As was to be expected, it was in the cities that this half-emancipated class congregated; these cities as naturally becoming the centres of the various industries required to supply the necessities and luxuries of the two ruling classes. In this way there were being created various centres of wealth, which meant power, and which would have to be reckoned with in the future.
The thin edge of the wedge was inserted when individual freemen offered money to their hard-pressed feudal lords in exchange for certain privileges, and then for charters. And as more money was needed by proprietors for their lavish expenditures, more freedom and more charters were acquired, until, having purchased immunities and privileges enough to make them to some extent self-governing, the town became what was called a commune.
It was Louis VI., fifth king in the Capetian line, who completed this work of emancipation by recognizing the communes as free cities, and bestowing franchises clearly defining their rights. By this act the body of the manufacturing class, or burgesses, was recognized as a part of the body politic, and was enfranchised.
A free city was a small republic. The entire body of inhabitants must take the communal oath, and when summoned by the tolling of the bell must all appear at the meeting of the General Assembly for the purpose of choosing their magistrates. This done, the assembly dissolved, and the magistrates were left with a free hand to rule or ruin, until checked by popular outbreak or a new election.
As is always the case, time developed two classes: an inferior population, with a furious spirit of democracy, and a superior class, more conservative, and desirous of keeping peace with the great proprietors.
In this simple, humble fashion were the people groping toward freedom, and experimenting with the alphabet of self-government.
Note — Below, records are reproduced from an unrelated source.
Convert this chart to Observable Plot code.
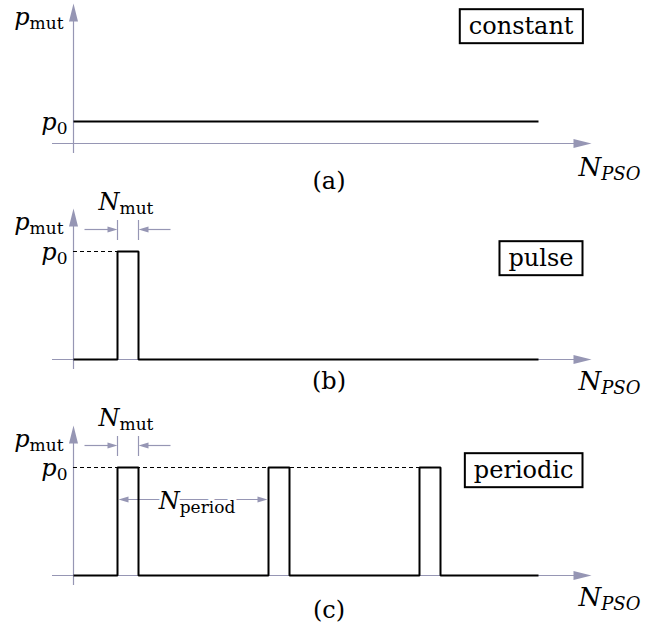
<!DOCTYPE html>
<html>
<head>
<meta charset="utf-8">
<script src="https://cdn.jsdelivr.net/npm/d3@7"></script>
<script src="https://cdn.jsdelivr.net/npm/@observablehq/plot@0.6"></script>
<style>
  body { margin: 0; background: #fff; }
  #chart { width: 672px; height: 627px; }
  #chart svg { display: block; }
  #chart text { font-family: "DejaVu Serif", serif !important; }
</style>
</head>
<body>
<div id="chart"></div>
<script>
// Mutation-probability schedules p_mut over the PSO iterations N_PSO.
const p0 = 1;                           // mutation level p_0
const runLength = 465;                  // last iteration drawn
const nMut = 21;                        // pulse width N_mut
const constantLevel = [p0];
const pulseOnsets = [44];               // single pulse
const periodicOnsets = [44, 195, 346];  // onsets spaced by N_period
const schemeNames = ["constant", "pulse", "periodic"];
const panelTags = ["(a)", "(b)", "(c)"];
const yLabel = "p_mut";
const levelLabel = "p_0";
const xLabel = "N_PSO";
const widthLabel = "N_mut";
const periodLabel = "N_period";

const axisColor = "#9696b4";
const font = "DejaVu Serif";
const NS = "http://www.w3.org/2000/svg";

// Filled, slender arrowhead with its tip at the origin, pointing up.
const head = (len, half) => ({
  draw(ctx) { ctx.moveTo(0, 0); ctx.lineTo(half, len); ctx.lineTo(-half, len); ctx.closePath(); }
});
const bigHead = head(18, 4.5);
const smallHead = head(10, 3);

function constantSeries(level) {
  return [{n: 0, p: level}, {n: runLength, p: level}];
}
function pulseSeries(onsets) {
  const pts = [{n: 0, p: 0}];
  for (const s of onsets) pts.push({n: s, p: 0}, {n: s, p: p0}, {n: s + nMut, p: p0}, {n: s + nMut, p: 0});
  pts.push({n: runLength, p: 0});
  return pts;
}

// Dimension arrows: a grey shaft and a filled head at `to`.
function dimArrows(arrows, y) {
  return [
    Plot.link(arrows, {x1: "from", x2: d => d.to - Math.sign(d.to - d.from) * 9, y1: y, y2: y,
      stroke: axisColor, strokeWidth: 1.2}),
    Plot.dot(arrows, {x: "to", y: y, symbol: smallHead, fill: axisColor, stroke: "none",
      rotate: d => (d.to > d.from ? 90 : -90)})
  ];
}

const txt = (data, opts) => Plot.text(data, {fontFamily: font, fontSize: 24, fill: "black", ...opts});

function panel(cfg) {
  const {scheme, tag, series, onsets, height, tipY, footY, axisY, levelY, boxDy, tagDy, nDy} = cfg;
  const unit = axisY - levelY;
  const up = px => p0 * (1 + px / unit);   // px offset above the p_0 level, in data units
  const marks = [
    // axes with arrowheads
    Plot.ruleY([0], {stroke: axisColor, strokeWidth: 1.2, insetRight: 16}),
    Plot.ruleX([0], {stroke: axisColor, strokeWidth: 1.2, insetTop: 16}),
    Plot.dot([0], {x: d => d, frameAnchor: "top", symbol: bigHead, fill: axisColor, stroke: "none"}),
    Plot.dot([0], {y: d => d, frameAnchor: "right", symbol: bigHead, rotate: 90, fill: axisColor, stroke: "none"})
  ];
  if (onsets) {
    const s = onsets[0];
    marks.push(
      Plot.ruleY([p0], {x1: 0, x2: onsets[onsets.length - 1], stroke: "black", strokeWidth: 1, strokeDasharray: "4,3"}),
      Plot.ruleX([s, s + nMut], {y1: up(11), y2: up(31), stroke: axisColor, strokeWidth: 1.2}),
      ...dimArrows([{from: s - 33, to: s}, {from: s + nMut + 32, to: s + nMut}], up(22)),
      txt([widthLabel], {x: s + nMut / 2, y: up(42), dx: -2, lineAnchor: "bottom"})
    );
    if (onsets.length > 1) {
      const mid = (onsets[0] + onsets[1]) / 2;
      marks.push(
        ...dimArrows([{from: mid, to: onsets[0] + 1}, {from: mid, to: onsets[1] - 1}], up(-32)),
        txt([periodLabel], {x: mid, y: up(-41), dx: 4, lineAnchor: "bottom", stroke: "white", strokeWidth: 6})
      );
    }
  }
  marks.push(
    Plot.line(series, {x: "n", y: "p", stroke: "black", strokeWidth: 2, strokeLinejoin: "miter", strokeLinecap: "butt"}),
    txt([yLabel], {x: 0, frameAnchor: "top", dx: -10, dy: 21, textAnchor: "end", lineAnchor: "bottom"}),
    txt([levelLabel], {x: 0, y: p0, dx: -6, dy: 8, textAnchor: "end", lineAnchor: "bottom"}),
    txt([xLabel], {frameAnchor: "bottom-right", dx: -13, dy: nDy, textAnchor: "start", lineAnchor: "bottom", fontSize: 26}),
    txt([tag], {frameAnchor: "bottom", dx: 7, dy: tagDy, lineAnchor: "middle"}),
    txt([scheme], {frameAnchor: "top-right", dx: -18, dy: boxDy, textAnchor: "end", lineAnchor: "middle"})
  );
  return Plot.plot({
    width: 672,
    height,
    marginLeft: 52,
    marginRight: 81,
    marginTop: tipY,
    marginBottom: height - footY,
    style: {fontFamily: font, overflow: "visible", background: "white"},
    x: {domain: [-21, 518], axis: null},
    y: {domain: [0, p0], range: [axisY, levelY], axis: null},
    marks
  });
}

// Symbols written as base_sub: italic base, lowered subscript (italic for acronyms, upright for words).
function typeset(svg) {
  for (const t of svg.querySelectorAll("text")) {
    const m = t.textContent.match(/^([^_]+)_(.+)$/);
    if (!m) continue;
    const [, base, sub] = m;
    const acronym = /^[A-Z]+$/.test(sub);
    t.textContent = "";
    const b = document.createElementNS(NS, "tspan");
    b.setAttribute("font-style", "italic");
    b.textContent = base;
    const s = document.createElementNS(NS, "tspan");
    s.setAttribute("font-size", acronym ? "18" : "17");
    s.setAttribute("dy", "4");
    s.setAttribute("font-style", acronym ? "italic" : "normal");
    s.textContent = sub;
    t.append(b, s);
  }
}
// Boxed scheme names.
function frameSchemes(svg) {
  for (const t of svg.querySelectorAll("text")) {
    if (!schemeNames.includes(t.textContent)) continue;
    const bb = t.getBBox();
    const r = document.createElementNS(NS, "rect");
    r.setAttribute("x", bb.x - 9);
    r.setAttribute("y", bb.y - 3);
    r.setAttribute("width", bb.width + 18);
    r.setAttribute("height", bb.height + 6);
    if (t.getAttribute("transform")) r.setAttribute("transform", t.getAttribute("transform"));
    r.setAttribute("fill", "none");
    r.setAttribute("stroke", "black");
    r.setAttribute("stroke-width", 2);
    t.parentNode.insertBefore(r, t);
  }
}

const configs = [
  {series: constantSeries(constantLevel[0]), onsets: null,
   height: 200, tipY: 3, footY: 153, axisY: 143, levelY: 121, boxDy: 23, tagDy: 28, nDy: 22},
  {series: pulseSeries(pulseOnsets), onsets: pulseOnsets,
   height: 210, tipY: 8, footY: 169, axisY: 159, levelY: 51, boxDy: 50, tagDy: 12, nDy: 20},
  {series: pulseSeries(periodicOnsets), onsets: periodicOnsets,
   height: 217, tipY: 15, footY: 175, axisY: 165, levelY: 57, boxDy: 45, tagDy: 25, nDy: 20}
];

const chart = document.getElementById("chart");
configs.forEach((cfg, i) => {
  const svg = panel({...cfg, scheme: schemeNames[i], tag: panelTags[i]});
  chart.appendChild(svg);
  typeset(svg);
  frameSchemes(svg);
});
</script>
</body>
</html>
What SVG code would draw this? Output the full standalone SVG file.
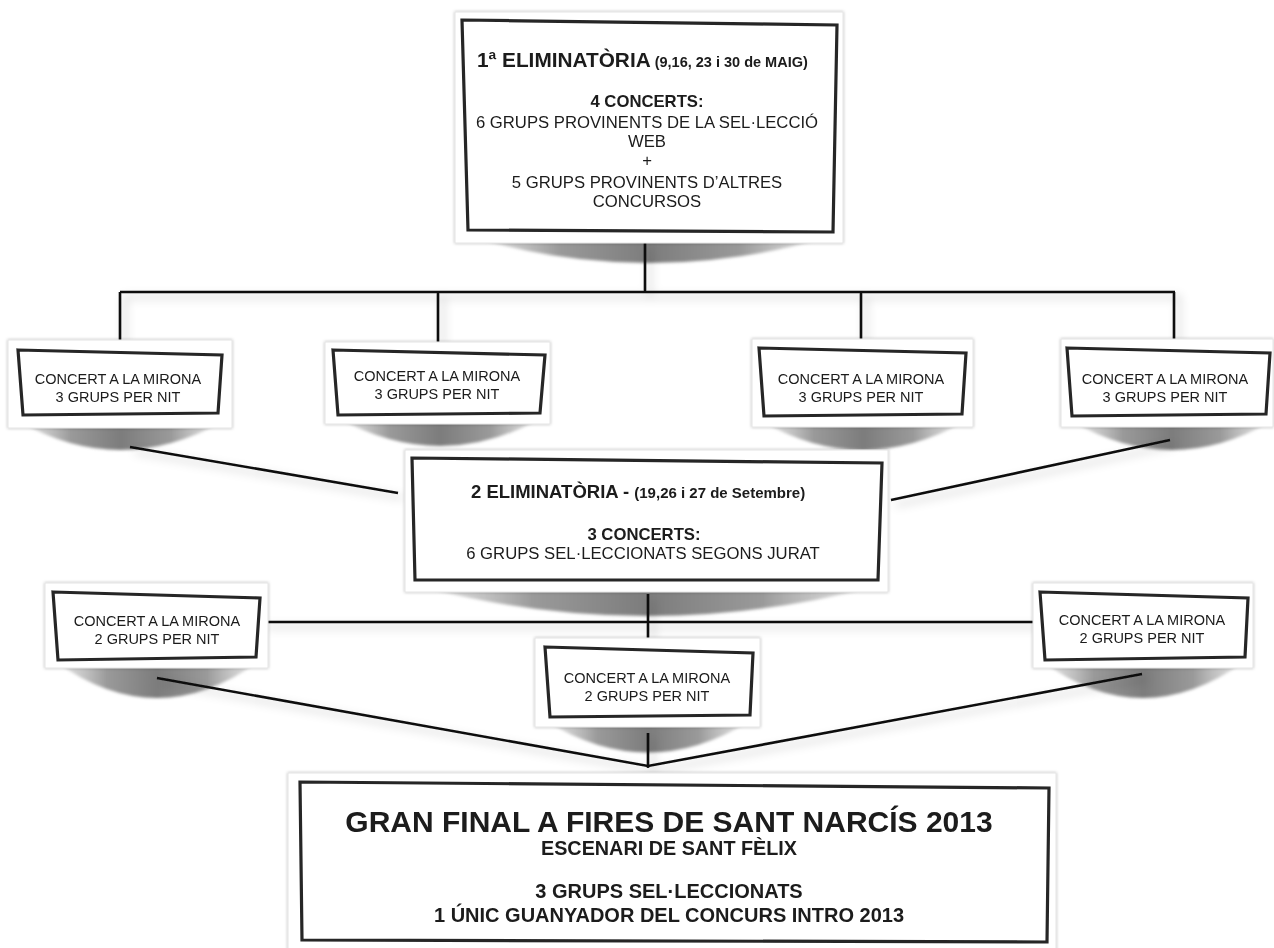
<svg xmlns="http://www.w3.org/2000/svg" width="1274" height="948" viewBox="0 0 1274 948">
<defs>
<linearGradient id="sh" x1="0" y1="0" x2="1" y2="0">
<stop offset="0" stop-color="#d0d0d0" stop-opacity="0.5"/>
<stop offset="0.25" stop-color="#9a9a9a"/>
<stop offset="0.5" stop-color="#7c7c7c"/>
<stop offset="0.75" stop-color="#9a9a9a"/>
<stop offset="1" stop-color="#d0d0d0" stop-opacity="0.5"/>
</linearGradient>
<filter id="blur" x="-10%" y="-30%" width="120%" height="160%"><feGaussianBlur stdDeviation="1.8"/></filter>
<filter id="cs" x="-5%" y="-10%" width="110%" height="120%"><feDropShadow dx="0" dy="0" stdDeviation="1.6" flood-color="#000" flood-opacity="0.28"/></filter>
<filter id="ls" x="-10%" y="-10%" width="130%" height="140%"><feDropShadow dx="5" dy="5" stdDeviation="5" flood-color="#000" flood-opacity="0.22"/></filter>
</defs>
<style>
.card{fill:#fff;stroke:#e4e4e4;stroke-width:1}
.frame{fill:none;stroke:#262626;stroke-width:3.2;stroke-linejoin:miter}
.shd{fill:url(#sh);filter:url(#blur)}
.conn{stroke:#111;stroke-width:2.6;fill:none;stroke-linecap:butt}
.t{font-family:"Liberation Sans",Arial,Helvetica,sans-serif;fill:#1a1a1a;text-anchor:middle}
.b{font-weight:bold}
.s{font-size:14.5px}
.m{font-size:16.7px}
</style>
<rect width="1274" height="948" fill="#fff"/>
<g id="shadows">
<path class="shd" d="M468,236 Q648,290 832,236 Z"/>
<path class="shd" d="M20,422 Q120,478 222,422 Z"/>
<path class="shd" d="M338,418 Q440,474 542,418 Z"/>
<path class="shd" d="M763,422 Q862,478 964,422 Z"/>
<path class="shd" d="M1073,422 Q1172,478 1270,422 Z"/>
<path class="shd" d="M418,586 Q648,646 877,586 Z"/>
<path class="shd" d="M56,662 Q157,734 258,662 Z"/>
<path class="shd" d="M546,721 Q648,784 750,721 Z"/>
<path class="shd" d="M1043,662 Q1142,734 1244,662 Z"/>
</g>
<g id="connectors" filter="url(#ls)">
<path class="conn" d="M645,243 V292 M120,292 H1175 M120,292 V340 M438,292 V342 M861,292 V339 M1174,292 V340"/>
<path class="conn" d="M130,447 L398,493 M1170,440 L891,500"/>
<path class="conn" d="M648,594 V638 M262,622 H1033 M648,733 V768 M157,678 L648,766 L1142,674"/>
</g>
<g id="n_elim1" filter="url(#cs)">
<rect class="card" x="455" y="12" width="388" height="231"/>
<polygon class="frame" points="462,20 837,25 833,232 468,230"/>
<text class="t b" x="477" y="67" style="text-anchor:start"><tspan font-size="20.8">1ª ELIMINATÒRIA</tspan><tspan font-size="14.5" dx="4">(9,16, 23 i 30 de MAIG)</tspan></text>
<text class="t b m" x="647" y="107">4 CONCERTS:</text>
<text class="t m" x="647" y="128">6 GRUPS PROVINENTS DE LA SEL·LECCIÓ</text>
<text class="t m" x="647" y="147">WEB</text>
<text class="t m" x="647" y="166">+</text>
<text class="t m" x="647" y="188">5 GRUPS PROVINENTS D’ALTRES</text>
<text class="t m" x="647" y="207">CONCURSOS</text>
</g>
<g id="n_c1" filter="url(#cs)">
<rect class="card" x="8" y="340" width="224" height="88"/>
<polygon class="frame" points="18,350 222,355 218,413 23,415"/>
<text class="t s" x="118" y="384">CONCERT A LA MIRONA</text>
<text class="t s" x="118" y="402">3 GRUPS PER NIT</text>
</g>
<g id="n_c2" filter="url(#cs)">
<rect class="card" x="325" y="342" width="225" height="82"/>
<polygon class="frame" points="333,350 545,355 540,413 338,415"/>
<text class="t s" x="437" y="381">CONCERT A LA MIRONA</text>
<text class="t s" x="437" y="399">3 GRUPS PER NIT</text>
</g>
<g id="n_c3" filter="url(#cs)">
<rect class="card" x="752" y="339" width="221" height="88"/>
<polygon class="frame" points="759,348 966,353 962,414 764,416"/>
<text class="t s" x="861" y="384">CONCERT A LA MIRONA</text>
<text class="t s" x="861" y="402">3 GRUPS PER NIT</text>
</g>
<g id="n_c4" filter="url(#cs)">
<rect class="card" x="1061" y="339" width="212" height="88"/>
<polygon class="frame" points="1067,348 1270,353 1266,414 1072,416"/>
<text class="t s" x="1165" y="384">CONCERT A LA MIRONA</text>
<text class="t s" x="1165" y="402">3 GRUPS PER NIT</text>
</g>
<g id="n_elim2" filter="url(#cs)">
<rect class="card" x="405" y="450" width="483" height="142"/>
<polygon class="frame" points="412,458 882,463 878,580 415,580"/>
<text class="t b" x="471" y="498" style="text-anchor:start"><tspan font-size="18.5">2 ELIMINATÒRIA -</tspan><tspan font-size="15" dx="5">(19,26 i 27 de Setembre)</tspan></text>
<text class="t b m" x="644" y="540">3 CONCERTS:</text>
<text class="t m" x="643" y="559">6 GRUPS SEL·LECCIONATS SEGONS JURAT</text>
</g>
<g id="n_d1" filter="url(#cs)">
<rect class="card" x="45" y="583" width="223" height="85"/>
<polygon class="frame" points="53,592 260,598 256,657 58,660"/>
<text class="t s" x="157" y="626">CONCERT A LA MIRONA</text>
<text class="t s" x="157" y="644">2 GRUPS PER NIT</text>
</g>
<g id="n_d2" filter="url(#cs)">
<rect class="card" x="535" y="638" width="225" height="89"/>
<polygon class="frame" points="545,647 753,653 750,715 550,717"/>
<text class="t s" x="647" y="683">CONCERT A LA MIRONA</text>
<text class="t s" x="647" y="701">2 GRUPS PER NIT</text>
</g>
<g id="n_d3" filter="url(#cs)">
<rect class="card" x="1033" y="583" width="220" height="85"/>
<polygon class="frame" points="1040,592 1248,598 1245,657 1045,660"/>
<text class="t s" x="1142" y="625">CONCERT A LA MIRONA</text>
<text class="t s" x="1142" y="643">2 GRUPS PER NIT</text>
</g>
<g id="n_final" filter="url(#cs)">
<rect class="card" x="288" y="773" width="768" height="180"/>
<polygon class="frame" points="300,782 1049,788 1047,942 302,940"/>
<text class="t b" x="669" y="832" font-size="30">GRAN FINAL A FIRES DE SANT NARCÍS 2013</text>
<text class="t b" x="669" y="855" font-size="19.8">ESCENARI DE SANT FÈLIX</text>
<text class="t b" x="669" y="898" font-size="20">3 GRUPS SEL·LECCIONATS</text>
<text class="t b" x="669" y="922" font-size="20">1 ÚNIC GUANYADOR DEL CONCURS INTRO 2013</text>
</g>
</svg>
The acknowledgment of the free cities by Louis VI., was the first move toward an alliance between the king and the people; an alliance which would eventually wrest the power from the hands of the nobles. But that end was still far off. Another accession to the kingly power came in the succeeding reign when Louis VII. married Eleanor, daughter of the Duke of Aquitaine; and her great inheritance, the largest of the feudal states, was thereby annexed to the crown: a marriage which made some troublesome chapters in the history of two kingdoms, of which we shall hear later. But, in the duel between king and peerage, the balance of power was moving toward the throne.
At the time these things were happening that great event, the Crusades, had already commenced.